▶ **REQUIRED TASK**: Starting with the first line below, extract each line through the one that contains "fig = plt.figure(figsize=(W", inclusive, excluding pictures.

* Begin *

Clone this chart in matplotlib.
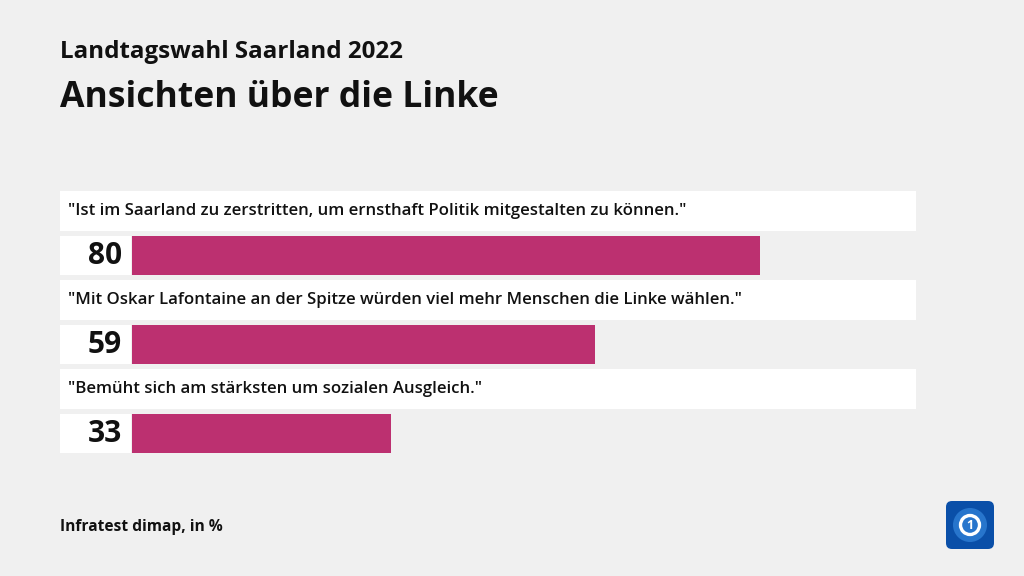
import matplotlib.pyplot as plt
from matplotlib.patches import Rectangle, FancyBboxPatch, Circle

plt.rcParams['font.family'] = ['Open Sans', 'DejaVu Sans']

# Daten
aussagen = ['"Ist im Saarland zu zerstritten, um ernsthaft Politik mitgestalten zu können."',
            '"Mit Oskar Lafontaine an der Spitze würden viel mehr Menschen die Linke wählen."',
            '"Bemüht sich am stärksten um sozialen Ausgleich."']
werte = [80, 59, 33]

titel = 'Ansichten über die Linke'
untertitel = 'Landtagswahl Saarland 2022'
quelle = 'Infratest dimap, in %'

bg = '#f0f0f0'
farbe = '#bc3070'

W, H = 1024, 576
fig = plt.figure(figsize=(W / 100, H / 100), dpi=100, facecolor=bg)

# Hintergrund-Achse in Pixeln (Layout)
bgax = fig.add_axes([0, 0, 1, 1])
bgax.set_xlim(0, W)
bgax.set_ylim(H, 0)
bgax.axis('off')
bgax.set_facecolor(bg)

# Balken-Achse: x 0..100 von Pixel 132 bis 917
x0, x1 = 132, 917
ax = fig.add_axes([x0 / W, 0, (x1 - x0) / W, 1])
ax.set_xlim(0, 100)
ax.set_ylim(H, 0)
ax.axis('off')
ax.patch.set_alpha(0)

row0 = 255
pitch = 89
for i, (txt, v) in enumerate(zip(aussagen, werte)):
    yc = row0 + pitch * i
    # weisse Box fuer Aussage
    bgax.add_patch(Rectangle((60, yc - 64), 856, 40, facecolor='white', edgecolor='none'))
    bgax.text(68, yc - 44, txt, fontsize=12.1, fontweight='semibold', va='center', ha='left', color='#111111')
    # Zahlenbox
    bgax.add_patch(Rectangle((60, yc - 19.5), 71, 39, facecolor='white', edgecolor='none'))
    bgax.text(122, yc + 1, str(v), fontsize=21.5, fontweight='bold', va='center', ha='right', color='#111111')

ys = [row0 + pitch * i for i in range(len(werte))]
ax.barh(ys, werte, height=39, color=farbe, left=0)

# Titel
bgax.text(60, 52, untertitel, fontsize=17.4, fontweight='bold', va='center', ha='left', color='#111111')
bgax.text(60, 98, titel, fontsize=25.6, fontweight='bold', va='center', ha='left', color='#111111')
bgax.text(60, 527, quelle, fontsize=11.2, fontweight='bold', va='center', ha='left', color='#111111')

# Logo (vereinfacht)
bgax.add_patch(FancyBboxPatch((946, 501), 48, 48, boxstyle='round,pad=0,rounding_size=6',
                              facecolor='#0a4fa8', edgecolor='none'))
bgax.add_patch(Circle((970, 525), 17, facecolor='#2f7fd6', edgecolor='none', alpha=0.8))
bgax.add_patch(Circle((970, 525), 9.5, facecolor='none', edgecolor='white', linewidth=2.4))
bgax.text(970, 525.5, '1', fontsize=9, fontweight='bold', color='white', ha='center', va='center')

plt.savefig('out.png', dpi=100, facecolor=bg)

* End *

▶ **RESULT BELOW**:
Clone this chart in matplotlib.
import matplotlib.pyplot as plt
from matplotlib.patches import Rectangle, FancyBboxPatch, Circle

plt.rcParams['font.family'] = ['Open Sans', 'DejaVu Sans']

# Daten
aussagen = ['"Ist im Saarland zu zerstritten, um ernsthaft Politik mitgestalten zu können."',
            '"Mit Oskar Lafontaine an der Spitze würden viel mehr Menschen die Linke wählen."',
            '"Bemüht sich am stärksten um sozialen Ausgleich."']
werte = [80, 59, 33]

titel = 'Ansichten über die Linke'
untertitel = 'Landtagswahl Saarland 2022'
quelle = 'Infratest dimap, in %'

bg = '#f0f0f0'
farbe = '#bc3070'

W, H = 1024, 576
fig = plt.figure(figsize=(W / 100, H / 100), dpi=100, facecolor=bg)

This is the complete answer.